- **Exercise**:
Reproduce exactly, with no pictures, each line from the opening of the material down through the line containing "minimum width=4.14cm] (DemLanh)".
######
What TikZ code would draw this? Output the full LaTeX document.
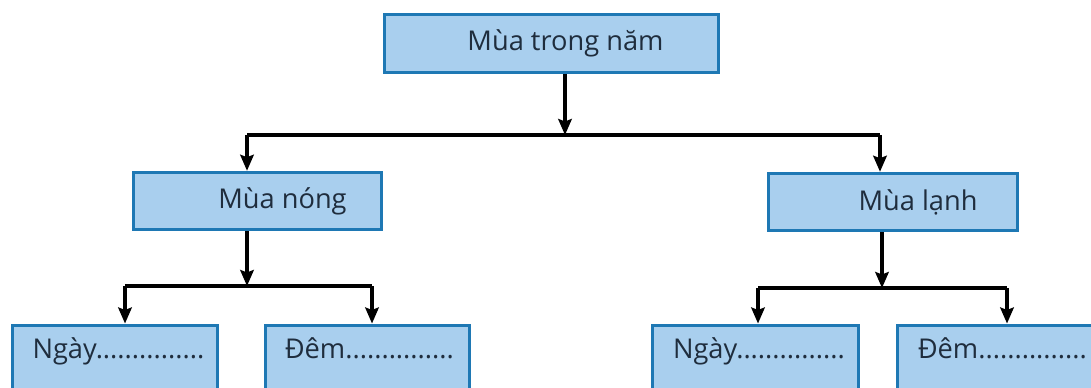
\documentclass[tikz,border=0pt]{standalone}
\usepackage{fontspec}
\setmainfont{Open Sans}
\usepackage{xcolor}
\usepackage{tikz}
\usetikzlibrary{arrows.meta,positioning}

\definecolor{boxfill}{HTML}{A9CFEE}
\definecolor{boxline}{HTML}{1E78B4}
\definecolor{ink}{HTML}{1F2D3D}

\begin{document}
\begin{tikzpicture}[x=0.02cm, y=-0.02cm,
	box/.style={rectangle, draw=boxline, fill=boxfill, line width=0.06cm, text=ink, font=\fontsize{15.5}{18}\selectfont, minimum height=1.15cm, inner sep=0pt},
	leaf/.style={box, minimum height=1.6cm, text width=3.3cm, text height=0.3cm, text depth=0.58cm, align=left},
	arr/.style={line width=0.065cm, -{Stealth[length=0.32cm,width=0.27cm,inset=0.05cm]}}]
	\useasboundingbox (0,0) rectangle (1091,387);
	\clip (0,0) rectangle (1091,387);
	\fill[white] (0,0) rectangle (1091,387);

	\node[box, minimum width=6.7cm] (Nam) at (551.5,43.5) {\hspace*{0.56cm}Mùa trong năm};
	\node[box, minimum width=4.98cm] (Nong) at (257.5,201) {\hspace*{1cm}Mùa nóng};
	\node[box, minimum width=5cm] (Lanh) at (893,202) {\hspace*{1cm}Mùa lạnh};

	\node[leaf, minimum width=4.12cm] (NgayNong) at (115,365) {Ngày...............};
	\node[leaf, minimum width=4.1cm] (DemNong) at (367.5,365) {Đêm...............};
	\node[leaf, minimum width=4.14cm] (NgayLanh) at (755.5,365) {Ngày...............};
	\node[leaf, minimum width=4.14cm] (DemLanh) at (1000.5,365) {Đêm...............};

	\coordinate (j0) at (565,135);
	\coordinate (j0L) at (247,135);
	\coordinate (j0R) at (880,135);
	\coordinate (j1) at (247,286);
	\coordinate (j1L) at (125,286);
	\coordinate (j1R) at (372,286);
	\coordinate (j2) at (882,288);
	\coordinate (j2L) at (758,288);
	\coordinate (j2R) at (1007,288);

	\draw[arr] (Nam.south -| j0) -- (j0);
	\draw[line width=0.065cm] (j0L) -- (j0R);
	\draw[arr] (j0L) -- (j0L |- Nong.north);
	\draw[arr] (j0R) -- (j0R |- Lanh.north);

	\draw[arr] (Nong.south -| j1) -- (j1);
	\draw[line width=0.065cm] (j1L) -- (j1R);
	\draw[arr] (j1L) -- (j1L |- NgayNong.north);
	\draw[arr] (j1R) -- (j1R |- DemNong.north);

	\draw[arr] (Lanh.south -| j2) -- (j2);
	\draw[line width=0.065cm] (j2L) -- (j2R);
	\draw[arr] (j2L) -- (j2L |- NgayLanh.north);
	\draw[arr] (j2R) -- (j2R |- DemLanh.north);
\end{tikzpicture}
\end{document}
######
- **Correct answer**:
What TikZ code would draw this? Output the full LaTeX document.
\documentclass[tikz,border=0pt]{standalone}
\usepackage{fontspec}
\setmainfont{Open Sans}
\usepackage{xcolor}
\usepackage{tikz}
\usetikzlibrary{arrows.meta,positioning}

\definecolor{boxfill}{HTML}{A9CFEE}
\definecolor{boxline}{HTML}{1E78B4}
\definecolor{ink}{HTML}{1F2D3D}

\begin{document}
\begin{tikzpicture}[x=0.02cm, y=-0.02cm,
	box/.style={rectangle, draw=boxline, fill=boxfill, line width=0.06cm, text=ink, font=\fontsize{15.5}{18}\selectfont, minimum height=1.15cm, inner sep=0pt},
	leaf/.style={box, minimum height=1.6cm, text width=3.3cm, text height=0.3cm, text depth=0.58cm, align=left},
	arr/.style={line width=0.065cm, -{Stealth[length=0.32cm,width=0.27cm,inset=0.05cm]}}]
	\useasboundingbox (0,0) rectangle (1091,387);
	\clip (0,0) rectangle (1091,387);
	\fill[white] (0,0) rectangle (1091,387);

	\node[box, minimum width=6.7cm] (Nam) at (551.5,43.5) {\hspace*{0.56cm}Mùa trong năm};
	\node[box, minimum width=4.98cm] (Nong) at (257.5,201) {\hspace*{1cm}Mùa nóng};
	\node[box, minimum width=5cm] (Lanh) at (893,202) {\hspace*{1cm}Mùa lạnh};

	\node[leaf, minimum width=4.12cm] (NgayNong) at (115,365) {Ngày...............};
	\node[leaf, minimum width=4.1cm] (DemNong) at (367.5,365) {Đêm...............};
	\node[leaf, minimum width=4.14cm] (NgayLanh) at (755.5,365) {Ngày...............};
	\node[leaf, minimum width=4.14cm] (DemLanh) at (1000.5,365) {Đêm...............};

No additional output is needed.